The general fund receives a high level of transfers from the city's historically profitable utilities and natural gas funds. These transfers represent reimbursements for services rendered and are calculated annually based on a formula created by management. Reimbursements from these funds were attributable for 15.1%, or $930,000, of general fund revenues in FY 2014.

MIXED DEBT PROFILE

High debt per capita of $5,198 reflects in part significant overlapping debt of the local school district and the relatively small year-round population. Debt to market value is more moderate at 3.6%. Although carrying costs make up a high 29.8% of governmental fund spending, of these costs, debt service costs includes debt that is supported by the city's waterworks and sewer system.

Fitch believes these costs are offset by the city amortizing its debt at a rapid pace (71.4% retired within the next 10 years).

In FY 2014 and 2015, the city issued combination tax and revenues certificates and general obligation bonds (not rated by Fitch) to fund projects related to the water/sewer and park system and refund prior debt.

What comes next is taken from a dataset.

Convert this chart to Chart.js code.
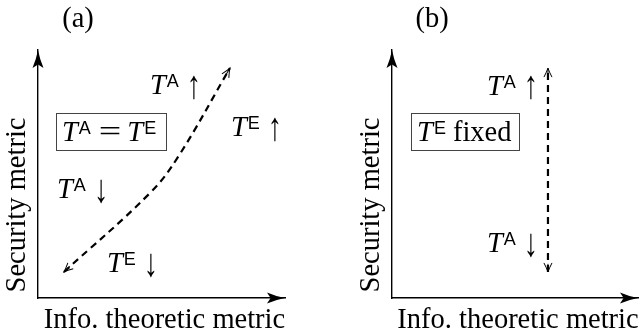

Both series are payable from the city's ad valorem tax and are further secured by excess revenues from the city's waterworks and sewer system.

The city participates in the CSME Texas Municipal Retirement System (TMRS) and the city fully funds the annual required contribution (ARC), resulting in a solid 85.4% funded position as of Dec. 31, 2013. Fitch does not believe that the plan will create future funding pressure for the city. The city's other post-employment benefits (OPEB) pay-go cost is budgeted annually and is subject to annual appropriation.